### Task instructions
Your task is to transcribe all of the data below exactly, omitting the images.

### Data provided
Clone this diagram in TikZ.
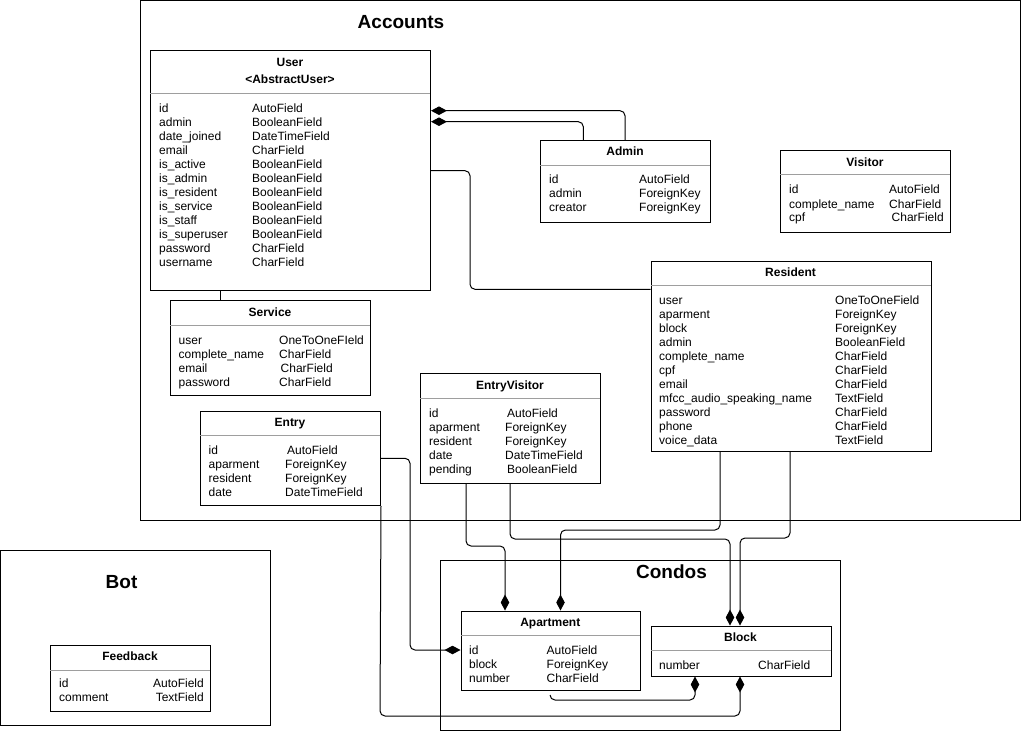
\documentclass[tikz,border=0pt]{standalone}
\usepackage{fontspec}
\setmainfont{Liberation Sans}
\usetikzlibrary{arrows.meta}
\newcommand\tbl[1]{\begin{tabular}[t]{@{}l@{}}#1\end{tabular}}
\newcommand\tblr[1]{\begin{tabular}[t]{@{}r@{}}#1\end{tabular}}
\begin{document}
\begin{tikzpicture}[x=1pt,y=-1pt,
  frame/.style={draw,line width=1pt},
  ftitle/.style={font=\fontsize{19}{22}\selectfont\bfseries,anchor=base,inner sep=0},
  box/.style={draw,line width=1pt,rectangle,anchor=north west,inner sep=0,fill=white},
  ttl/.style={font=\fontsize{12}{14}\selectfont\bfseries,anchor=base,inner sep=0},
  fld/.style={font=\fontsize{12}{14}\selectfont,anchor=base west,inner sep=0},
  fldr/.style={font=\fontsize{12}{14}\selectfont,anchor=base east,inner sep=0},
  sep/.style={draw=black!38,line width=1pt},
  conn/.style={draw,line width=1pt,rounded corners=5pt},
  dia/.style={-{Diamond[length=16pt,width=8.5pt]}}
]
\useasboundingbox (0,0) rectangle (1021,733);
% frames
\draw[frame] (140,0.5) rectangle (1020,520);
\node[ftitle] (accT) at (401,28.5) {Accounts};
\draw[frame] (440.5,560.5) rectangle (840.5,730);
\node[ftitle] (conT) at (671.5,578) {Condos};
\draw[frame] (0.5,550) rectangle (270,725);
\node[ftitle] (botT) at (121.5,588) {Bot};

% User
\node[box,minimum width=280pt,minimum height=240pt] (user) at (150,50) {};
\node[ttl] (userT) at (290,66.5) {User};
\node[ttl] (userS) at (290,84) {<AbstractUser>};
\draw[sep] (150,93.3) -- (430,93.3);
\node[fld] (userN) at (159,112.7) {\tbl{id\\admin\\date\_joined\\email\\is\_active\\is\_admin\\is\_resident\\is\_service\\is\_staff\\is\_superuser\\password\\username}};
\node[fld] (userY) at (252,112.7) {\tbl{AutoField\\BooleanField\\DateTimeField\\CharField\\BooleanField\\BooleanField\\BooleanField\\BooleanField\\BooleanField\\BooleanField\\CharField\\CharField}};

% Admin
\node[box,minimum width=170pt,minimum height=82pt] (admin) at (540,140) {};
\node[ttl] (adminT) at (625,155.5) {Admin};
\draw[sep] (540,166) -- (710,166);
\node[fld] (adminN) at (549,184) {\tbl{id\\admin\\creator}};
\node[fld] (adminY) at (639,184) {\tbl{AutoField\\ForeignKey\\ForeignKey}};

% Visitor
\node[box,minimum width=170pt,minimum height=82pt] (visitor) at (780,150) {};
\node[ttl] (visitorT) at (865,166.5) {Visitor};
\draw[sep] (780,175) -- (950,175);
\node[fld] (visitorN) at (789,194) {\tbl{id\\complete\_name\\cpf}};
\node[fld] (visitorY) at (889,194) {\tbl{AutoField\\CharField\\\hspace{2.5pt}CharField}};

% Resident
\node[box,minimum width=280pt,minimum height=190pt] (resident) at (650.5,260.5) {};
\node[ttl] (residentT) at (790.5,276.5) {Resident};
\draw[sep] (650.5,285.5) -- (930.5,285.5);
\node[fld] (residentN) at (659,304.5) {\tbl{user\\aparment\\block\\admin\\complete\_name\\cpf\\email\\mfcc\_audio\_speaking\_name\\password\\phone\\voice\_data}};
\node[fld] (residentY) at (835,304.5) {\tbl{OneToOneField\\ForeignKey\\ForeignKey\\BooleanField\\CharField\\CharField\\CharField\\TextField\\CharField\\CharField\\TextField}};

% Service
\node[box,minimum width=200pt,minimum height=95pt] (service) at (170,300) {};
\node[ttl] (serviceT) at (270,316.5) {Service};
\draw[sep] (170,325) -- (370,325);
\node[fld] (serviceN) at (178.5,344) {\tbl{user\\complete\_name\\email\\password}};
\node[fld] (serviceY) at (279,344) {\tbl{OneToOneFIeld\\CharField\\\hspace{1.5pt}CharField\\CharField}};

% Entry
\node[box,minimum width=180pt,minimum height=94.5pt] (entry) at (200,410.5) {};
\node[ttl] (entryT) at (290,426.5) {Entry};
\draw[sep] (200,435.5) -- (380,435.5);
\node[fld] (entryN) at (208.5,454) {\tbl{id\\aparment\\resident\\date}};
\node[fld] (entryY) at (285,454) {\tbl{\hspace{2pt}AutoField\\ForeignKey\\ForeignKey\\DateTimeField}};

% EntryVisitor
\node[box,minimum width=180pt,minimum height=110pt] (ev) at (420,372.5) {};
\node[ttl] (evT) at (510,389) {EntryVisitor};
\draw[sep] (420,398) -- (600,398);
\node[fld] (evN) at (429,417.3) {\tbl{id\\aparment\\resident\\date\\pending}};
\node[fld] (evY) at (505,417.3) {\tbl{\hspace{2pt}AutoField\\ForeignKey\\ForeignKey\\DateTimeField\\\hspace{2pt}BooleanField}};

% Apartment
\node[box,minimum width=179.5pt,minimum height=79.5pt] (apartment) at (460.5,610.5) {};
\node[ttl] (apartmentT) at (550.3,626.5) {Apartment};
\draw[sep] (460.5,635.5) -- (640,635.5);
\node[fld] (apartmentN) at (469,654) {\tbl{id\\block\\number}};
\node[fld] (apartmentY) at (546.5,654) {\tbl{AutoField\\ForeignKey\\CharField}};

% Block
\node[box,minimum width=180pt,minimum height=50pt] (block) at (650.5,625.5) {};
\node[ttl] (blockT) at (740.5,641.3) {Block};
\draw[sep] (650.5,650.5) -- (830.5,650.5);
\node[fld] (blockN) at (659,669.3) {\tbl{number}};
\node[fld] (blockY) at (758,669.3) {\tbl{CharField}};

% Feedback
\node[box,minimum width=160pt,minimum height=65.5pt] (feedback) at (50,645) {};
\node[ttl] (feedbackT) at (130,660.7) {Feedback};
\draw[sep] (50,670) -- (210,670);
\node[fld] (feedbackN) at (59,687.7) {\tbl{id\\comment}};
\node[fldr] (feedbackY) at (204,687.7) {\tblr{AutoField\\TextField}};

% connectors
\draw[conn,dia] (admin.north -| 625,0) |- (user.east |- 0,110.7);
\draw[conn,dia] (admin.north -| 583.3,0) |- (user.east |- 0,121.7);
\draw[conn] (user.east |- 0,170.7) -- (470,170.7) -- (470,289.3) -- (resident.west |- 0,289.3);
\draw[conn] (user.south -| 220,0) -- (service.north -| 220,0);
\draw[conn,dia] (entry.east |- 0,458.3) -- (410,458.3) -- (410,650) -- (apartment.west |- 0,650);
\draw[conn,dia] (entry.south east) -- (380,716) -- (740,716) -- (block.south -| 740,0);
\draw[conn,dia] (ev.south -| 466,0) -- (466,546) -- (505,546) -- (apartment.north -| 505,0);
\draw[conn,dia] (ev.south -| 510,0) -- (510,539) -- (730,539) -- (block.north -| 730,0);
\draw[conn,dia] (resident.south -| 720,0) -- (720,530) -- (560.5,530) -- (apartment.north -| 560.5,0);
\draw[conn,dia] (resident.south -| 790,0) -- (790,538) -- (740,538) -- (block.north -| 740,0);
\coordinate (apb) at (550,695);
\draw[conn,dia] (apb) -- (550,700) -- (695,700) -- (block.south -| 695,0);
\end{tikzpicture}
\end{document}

### Expected answer
Clone this diagram in TikZ.
\documentclass[tikz,border=0pt]{standalone}
\usepackage{fontspec}
\setmainfont{Liberation Sans}
\usetikzlibrary{arrows.meta}
\newcommand\tbl[1]{\begin{tabular}[t]{@{}l@{}}#1\end{tabular}}
\newcommand\tblr[1]{\begin{tabular}[t]{@{}r@{}}#1\end{tabular}}
\begin{document}
\begin{tikzpicture}[x=1pt,y=-1pt,
  frame/.style={draw,line width=1pt},
  ftitle/.style={font=\fontsize{19}{22}\selectfont\bfseries,anchor=base,inner sep=0},
  box/.style={draw,line width=1pt,rectangle,anchor=north west,inner sep=0,fill=white},
  ttl/.style={font=\fontsize{12}{14}\selectfont\bfseries,anchor=base,inner sep=0},
  fld/.style={font=\fontsize{12}{14}\selectfont,anchor=base west,inner sep=0},
  fldr/.style={font=\fontsize{12}{14}\selectfont,anchor=base east,inner sep=0},
  sep/.style={draw=black!38,line width=1pt},
  conn/.style={draw,line width=1pt,rounded corners=5pt},
  dia/.style={-{Diamond[length=16pt,width=8.5pt]}}
]
\useasboundingbox (0,0) rectangle (1021,733);
% frames
\draw[frame] (140,0.5) rectangle (1020,520);
\node[ftitle] (accT) at (401,28.5) {Accounts};
\draw[frame] (440.5,560.5) rectangle (840.5,730);
\node[ftitle] (conT) at (671.5,578) {Condos};
\draw[frame] (0.5,550) rectangle (270,725);
\node[ftitle] (botT) at (121.5,588) {Bot};

% User
\node[box,minimum width=280pt,minimum height=240pt] (user) at (150,50) {};
\node[ttl] (userT) at (290,66.5) {User};
\node[ttl] (userS) at (290,84) {<AbstractUser>};
\draw[sep] (150,93.3) -- (430,93.3);
\node[fld] (userN) at (159,112.7) {\tbl{id\\admin\\date\_joined\\email\\is\_active\\is\_admin\\is\_resident\\is\_service\\is\_staff\\is\_superuser\\password\\username}};
\node[fld] (userY) at (252,112.7) {\tbl{AutoField\\BooleanField\\DateTimeField\\CharField\\BooleanField\\BooleanField\\BooleanField\\BooleanField\\BooleanField\\BooleanField\\CharField\\CharField}};

% Admin
\node[box,minimum width=170pt,minimum height=82pt] (admin) at (540,140) {};
\node[ttl] (adminT) at (625,155.5) {Admin};
\draw[sep] (540,166) -- (710,166);
\node[fld] (adminN) at (549,184) {\tbl{id\\admin\\creator}};
\node[fld] (adminY) at (639,184) {\tbl{AutoField\\ForeignKey\\ForeignKey}};

% Visitor
\node[box,minimum width=170pt,minimum height=82pt] (visitor) at (780,150) {};
\node[ttl] (visitorT) at (865,166.5) {Visitor};
\draw[sep] (780,175) -- (950,175);
\node[fld] (visitorN) at (789,194) {\tbl{id\\complete\_name\\cpf}};
\node[fld] (visitorY) at (889,194) {\tbl{AutoField\\CharField\\\hspace{2.5pt}CharField}};

% Resident
\node[box,minimum width=280pt,minimum height=190pt] (resident) at (650.5,260.5) {};
\node[ttl] (residentT) at (790.5,276.5) {Resident};
\draw[sep] (650.5,285.5) -- (930.5,285.5);
\node[fld] (residentN) at (659,304.5) {\tbl{user\\aparment\\block\\admin\\complete\_name\\cpf\\email\\mfcc\_audio\_speaking\_name\\password\\phone\\voice\_data}};
\node[fld] (residentY) at (835,304.5) {\tbl{OneToOneField\\ForeignKey\\ForeignKey\\BooleanField\\CharField\\CharField\\CharField\\TextField\\CharField\\CharField\\TextField}};

% Service
\node[box,minimum width=200pt,minimum height=95pt] (service) at (170,300) {};
\node[ttl] (serviceT) at (270,316.5) {Service};
\draw[sep] (170,325) -- (370,325);
\node[fld] (serviceN) at (178.5,344) {\tbl{user\\complete\_name\\email\\password}};
\node[fld] (serviceY) at (279,344) {\tbl{OneToOneFIeld\\CharField\\\hspace{1.5pt}CharField\\CharField}};

% Entry
\node[box,minimum width=180pt,minimum height=94.5pt] (entry) at (200,410.5) {};
\node[ttl] (entryT) at (290,426.5) {Entry};
\draw[sep] (200,435.5) -- (380,435.5);
\node[fld] (entryN) at (208.5,454) {\tbl{id\\aparment\\resident\\date}};
\node[fld] (entryY) at (285,454) {\tbl{\hspace{2pt}AutoField\\ForeignKey\\ForeignKey\\DateTimeField}};

% EntryVisitor
\node[box,minimum width=180pt,minimum height=110pt] (ev) at (420,372.5) {};
\node[ttl] (evT) at (510,389) {EntryVisitor};
\draw[sep] (420,398) -- (600,398);
\node[fld] (evN) at (429,417.3) {\tbl{id\\aparment\\resident\\date\\pending}};
\node[fld] (evY) at (505,417.3) {\tbl{\hspace{2pt}AutoField\\ForeignKey\\ForeignKey\\DateTimeField\\\hspace{2pt}BooleanField}};

% Apartment
\node[box,minimum width=179.5pt,minimum height=79.5pt] (apartment) at (460.5,610.5) {};
\node[ttl] (apartmentT) at (550.3,626.5) {Apartment};
\draw[sep] (460.5,635.5) -- (640,635.5);
\node[fld] (apartmentN) at (469,654) {\tbl{id\\block\\number}};
\node[fld] (apartmentY) at (546.5,654) {\tbl{AutoField\\ForeignKey\\CharField}};

% Block
\node[box,minimum width=180pt,minimum height=50pt] (block) at (650.5,625.5) {};
\node[ttl] (blockT) at (740.5,641.3) {Block};
\draw[sep] (650.5,650.5) -- (830.5,650.5);
\node[fld] (blockN) at (659,669.3) {\tbl{number}};
\node[fld] (blockY) at (758,669.3) {\tbl{CharField}};

% Feedback
\node[box,minimum width=160pt,minimum height=65.5pt] (feedback) at (50,645) {};
\node[ttl] (feedbackT) at (130,660.7) {Feedback};
\draw[sep] (50,670) -- (210,670);
\node[fld] (feedbackN) at (59,687.7) {\tbl{id\\comment}};
\node[fldr] (feedbackY) at (204,687.7) {\tblr{AutoField\\TextField}};

% connectors
\draw[conn,dia] (admin.north -| 625,0) |- (user.east |- 0,110.7);
\draw[conn,dia] (admin.north -| 583.3,0) |- (user.east |- 0,121.7);
\draw[conn] (user.east |- 0,170.7) -- (470,170.7) -- (470,289.3) -- (resident.west |- 0,289.3);
\draw[conn] (user.south -| 220,0) -- (service.north -| 220,0);
\draw[conn,dia] (entry.east |- 0,458.3) -- (410,458.3) -- (410,650) -- (apartment.west |- 0,650);
\draw[conn,dia] (entry.south east) -- (380,716) -- (740,716) -- (block.south -| 740,0);
\draw[conn,dia] (ev.south -| 466,0) -- (466,546) -- (505,546) -- (apartment.north -| 505,0);
\draw[conn,dia] (ev.south -| 510,0) -- (510,539) -- (730,539) -- (block.north -| 730,0);
\draw[conn,dia] (resident.south -| 720,0) -- (720,530) -- (560.5,530) -- (apartment.north -| 560.5,0);
\draw[conn,dia] (resident.south -| 790,0) -- (790,538) -- (740,538) -- (block.north -| 740,0);
\coordinate (apb) at (550,695);
\draw[conn,dia] (apb) -- (550,700) -- (695,700) -- (block.south -| 695,0);
\end{tikzpicture}
\end{document}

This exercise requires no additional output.